● OBJECTIVE: Copy each line below in which the word "this" occurs.

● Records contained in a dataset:

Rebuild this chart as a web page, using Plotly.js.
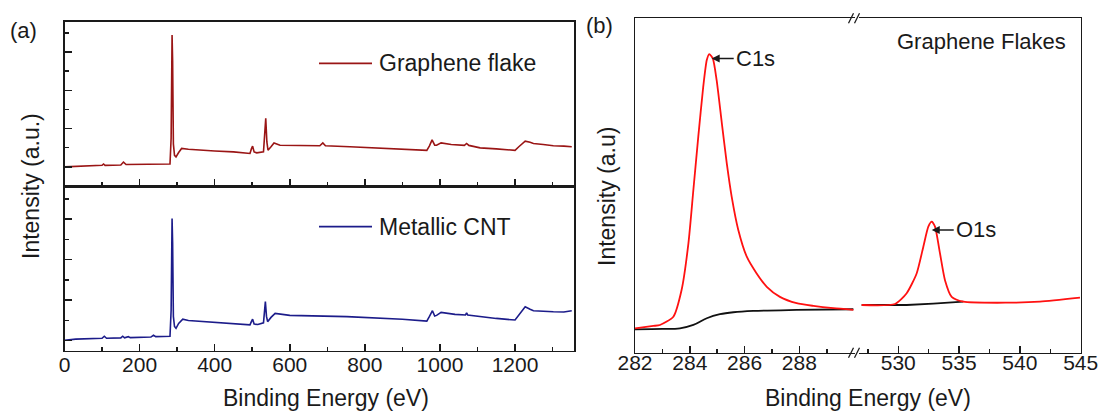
<!DOCTYPE html>
<html>
<head>
<meta charset="utf-8">
<script src="https://cdn.plot.ly/plotly-3.0.1.min.js"></script>
<style>html,body{margin:0;padding:0;background:#fff;}#chart{width:1101px;height:412px;}</style>
</head>
<body>
<div id="chart"></div>
<script>
// ---------- Panel (a): survey spectra ----------
const surveyEnergy_flake = [0,50,100,104,108,150,157,164,230,270,281,284,286.5,288,290,293,297,304,312,330,361,400,450,494,498,501,505,512,530,533,536,539,542,550,558,574,620,680,688,695,760,840,900,965,972,979,986,991,1003,1030,1065,1071,1077,1107,1150,1200,1210,1227,1240,1249,1275,1302,1330,1351];
const surveyIntensity_flake = [1.00,1.05,1.08,1.15,1.08,1.10,1.25,1.12,1.13,1.14,1.15,2.5,7.88,6.5,2.2,1.6,1.52,1.75,1.96,1.92,1.87,1.83,1.78,1.70,1.95,2.08,1.78,1.73,1.78,2.6,3.53,2.3,1.87,2.05,2.25,2.13,2.12,2.10,2.25,2.10,2.05,1.99,1.93,1.86,2.1,2.41,2.13,2.13,2.25,2.17,2.12,2.22,2.12,1.99,1.94,1.86,2.05,2.34,2.28,2.22,2.17,2.10,2.08,2.05];

const surveyEnergy_cnt = [0,30,100,106,112,150,155,160,170,175,230,237,243,270,281,284,286.5,288,290,293,297,304,315,330,401,450,494,498,501,505,515,530,533,535,538,541,550,561,600,652,752,900,965,972,980,986,991,1003,1040,1068,1071,1074,1107,1150,1200,1210,1227,1240,1249,1302,1330,1351];
const surveyIntensity_cnt = [1.02,1.08,1.12,1.22,1.12,1.14,1.22,1.14,1.2,1.15,1.18,1.27,1.2,1.2,1.22,2.5,7.04,5.8,2.2,1.7,1.61,1.85,2.06,2.0,1.91,1.85,1.78,1.95,2.06,1.82,1.8,1.88,2.4,2.93,2.2,1.94,2.15,2.35,2.25,2.22,2.19,2.06,1.97,2.2,2.48,2.22,2.25,2.40,2.3,2.27,2.37,2.27,2.19,2.1,2.02,2.25,2.68,2.55,2.48,2.43,2.42,2.48];

const seriesNames = ["Graphene flake", "Metallic CNT"];
const surveyTicks = [0,200,400,600,800,1000,1200];

// ---------- Panel (b): high resolution C1s / O1s ----------
const c1sEnergy = [282.0,282.67,282.91,283.40,283.70,283.95,284.13,284.31,284.49,284.62,284.71,284.84,284.98,285.17,285.35,285.53,285.77,286.08,286.44,286.81,287.29,287.90,288.51,289.24,289.97];
const c1sIntensity = [7.3,8.0,8.28,10.77,18.75,32.7,48.65,64.6,79.5,87.5,89.3,88.0,81.5,68.6,56.6,46.6,36.7,28.7,23.7,19.7,16.7,14.8,14.0,13.3,12.8];
const c1sBgEnergy = [282.0,283.0,283.64,284.13,284.62,285.1,285.59,286.32,287.9,289.97];
const c1sBgIntensity = [7.0,7.1,7.3,8.3,10.3,11.5,12.1,12.5,12.8,13.0];

const o1sEnergy = [526.99,529.73,530.69,531.51,532.06,532.47,532.75,533.02,533.43,533.84,534.39,535.35,538.91,541.65,544.94];
const o1sIntensity = [14.26,14.56,17.8,23.7,31.7,37.7,39.2,37.7,29.7,21.7,16.7,15.25,14.95,15.25,16.45];
const o1sBgEnergy = [526.99,530.69,532.88,534.2,535.35];
const o1sBgIntensity = [14.26,14.26,14.66,15.05,15.25];

const peakLabels = ["C1s", "O1s"];
const peakPos = [[284.8, 88.0], [532.75, 36.7]];
const c1sTicks = [282,284,286,288];
const o1sTicks = [530,535,540,545];

// ---------- helpers ----------
const W = 1101, H = 412;
const px = v => v / W;
const py = v => 1 - v / H;
const FONT = "Liberation Sans, Arial, sans-serif";
const INK = "#1a1a1a";
const FLAKE = "#9a1515", CNT = "#1c1c8a", RED = "#ff1111", BG = "#111111";

const traces = [
  {x: surveyEnergy_flake, y: surveyIntensity_flake, xaxis: "x", yaxis: "y", mode: "lines", name: seriesNames[0], line: {color: FLAKE, width: 1.6}},
  {x: surveyEnergy_cnt, y: surveyIntensity_cnt, xaxis: "x2", yaxis: "y2", mode: "lines", name: seriesNames[1], line: {color: CNT, width: 1.6}},
  {x: c1sBgEnergy, y: c1sBgIntensity, xaxis: "x3", yaxis: "y3", mode: "lines", line: {color: BG, width: 1.8, shape: "spline"}},
  {x: c1sEnergy, y: c1sIntensity, xaxis: "x3", yaxis: "y3", mode: "lines", line: {color: RED, width: 1.8, shape: "spline", smoothing: 0.6}},
  {x: o1sBgEnergy, y: o1sBgIntensity, xaxis: "x4", yaxis: "y4", mode: "lines", line: {color: BG, width: 1.8}},
  {x: o1sEnergy, y: o1sIntensity, xaxis: "x4", yaxis: "y4", mode: "lines", line: {color: RED, width: 1.8, shape: "spline", smoothing: 0.6}}
];

const axBase = {showline: true, linecolor: INK, linewidth: 1.5, ticks: "inside", ticklen: 7, tickwidth: 1.5, tickcolor: INK,
  showgrid: false, zeroline: false, tickfont: {family: FONT, size: 21, color: INK}, fixedrange: true};
const minorIn = {ticks: "inside", ticklen: 4, tickwidth: 1.5, tickcolor: INK, showgrid: false};

const xA = [px(64.5), px(574)];
const layout = {
  width: W, height: H, margin: {l: 0, r: 0, t: 0, b: 0},
  paper_bgcolor: "#fff", plot_bgcolor: "rgba(0,0,0,0)", showlegend: false,
  font: {family: FONT, color: INK},
  xaxis: Object.assign({}, axBase, {domain: xA, anchor: "y", range: [0, 1357], tickvals: surveyTicks, showticklabels: false, mirror: true,
    minor: Object.assign({dtick: 100, tick0: 0}, minorIn)}),
  yaxis: Object.assign({}, axBase, {domain: [py(186), py(21.7)], anchor: "x", range: [0, 8.58], tick0: 1, dtick: 2, showticklabels: false, mirror: true,
    minor: Object.assign({dtick: 1, tick0: 0}, minorIn)}),
  xaxis2: Object.assign({}, axBase, {domain: xA, anchor: "y2", range: [0, 1357], tickvals: surveyTicks, ticktext: surveyTicks.map(String), mirror: true,
    ticklabelstandoff: -5, minor: Object.assign({dtick: 100, tick0: 0}, minorIn)}),
  yaxis2: Object.assign({}, axBase, {domain: [py(350.7), py(186)], anchor: "x2", range: [0.506, 8.64], tick0: 1, dtick: 2, showticklabels: false, mirror: true,
    minor: Object.assign({dtick: 1, tick0: 0}, minorIn)}),
  xaxis3: Object.assign({}, axBase, {domain: [px(635), px(855)], anchor: "y3", range: [282, 290.03], tickvals: c1sTicks, ticktext: c1sTicks.map(String), mirror: true,
    ticklabelstandoff: -9, minor: Object.assign({dtick: 1, tick0: 282}, minorIn)}),
  yaxis3: Object.assign({}, axBase, {domain: [py(352.7), py(18.3)], anchor: "x3", range: [0, 100], ticks: "", showticklabels: false}),
  xaxis4: Object.assign({}, axBase, {domain: [px(859), px(1080.7)], anchor: "y4", range: [526.77, 545], tickvals: o1sTicks, ticktext: o1sTicks.map(String), mirror: true,
    ticklabelstandoff: -9, minor: Object.assign({dtick: 2.5, tick0: 527.5}, minorIn)}),
  yaxis4: Object.assign({}, axBase, {domain: [py(352.7), py(18.3)], anchor: "x4", side: "right", matches: "y3", range: [0, 100], ticks: "", showticklabels: false}),
  annotations: [],
  shapes: []
};

function txt(t, x, y, size, opts) {
  return Object.assign({text: t, xref: "paper", yref: "paper", x: px(x), y: py(y), showarrow: false,
    xanchor: "center", yanchor: "middle", font: {family: FONT, size: size, color: INK}}, opts || {});
}
layout.annotations.push(
  txt("(a)", 23, 31, 22),
  txt("(b)", 599, 26, 22),
  txt("Intensity (a.u.)", 31, 186, 23, {textangle: -90}),
  txt("Binding Energy (eV)", 326, 398, 23),
  txt("Intensity (a.u)", 607, 197, 23, {textangle: -90}),
  txt("Binding Energy (eV)", 868, 398, 23),
  txt("Graphene Flakes", 895, 41.7, 22, {xanchor: "left"}),
  txt(seriesNames[0], 377, 63.3, 23, {xanchor: "left"}),
  txt(seriesNames[1], 377, 226.7, 23, {xanchor: "left"})
);
// peak labels with arrows
[["x3", "y3"], ["x4", "y4"]].forEach((ax, i) => {
  layout.annotations.push({text: peakLabels[i], xref: ax[0], yref: ax[1], x: peakPos[i][0], y: peakPos[i][1],
    showarrow: true, ax: 22, ay: 0, xanchor: "left", yanchor: "middle", arrowhead: 2, arrowsize: 1, arrowwidth: 1.6,
    arrowcolor: INK, standoff: 0, font: {family: FONT, size: 22, color: INK}});
});
// legend samples
layout.shapes.push(
  {type: "line", xref: "paper", yref: "paper", x0: px(319), x1: px(372), y0: py(63.3), y1: py(63.3), line: {color: FLAKE, width: 1.8}},
  {type: "line", xref: "paper", yref: "paper", x0: px(319), x1: px(372), y0: py(226.7), y1: py(226.7), line: {color: CNT, width: 1.8}}
);
// axis break marks
[18.3, 352.7].forEach(yb => {
  [851, 857].forEach(xb => {
    layout.shapes.push({type: "line", xref: "paper", yref: "paper", x0: px(xb - 2.5), y0: py(yb + 5), x1: px(xb + 2.5), y1: py(yb - 5), line: {color: INK, width: 1.3}});
  });
});

Plotly.newPlot("chart", traces, layout, {displayModeBar: false, staticPlot: true});
</script>
</body>
</html>
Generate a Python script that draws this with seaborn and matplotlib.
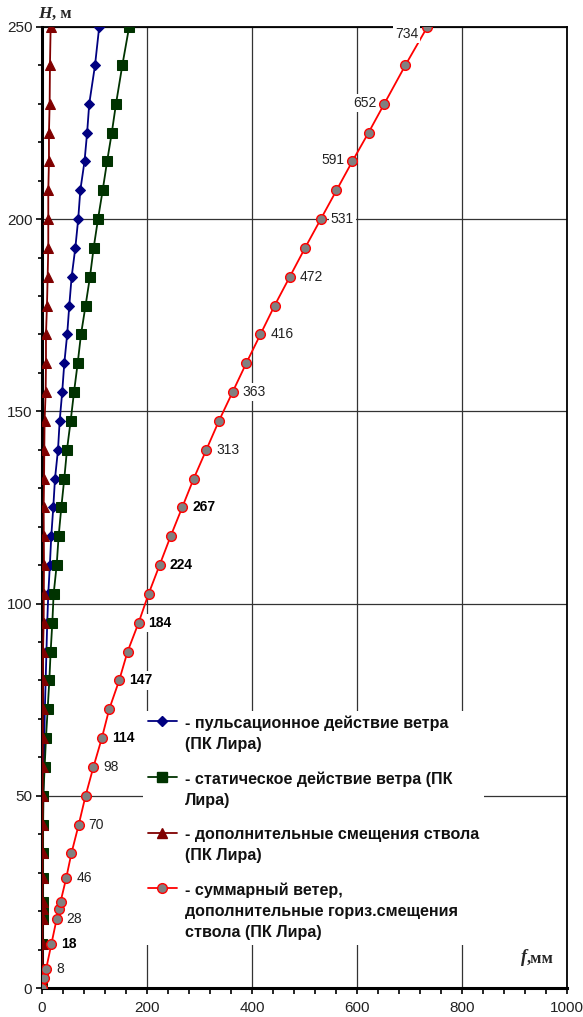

● THE RESPONSE:
Rebuild this chart as a web page, using Plotly.js.
Generate a Python script that draws this with seaborn and matplotlib.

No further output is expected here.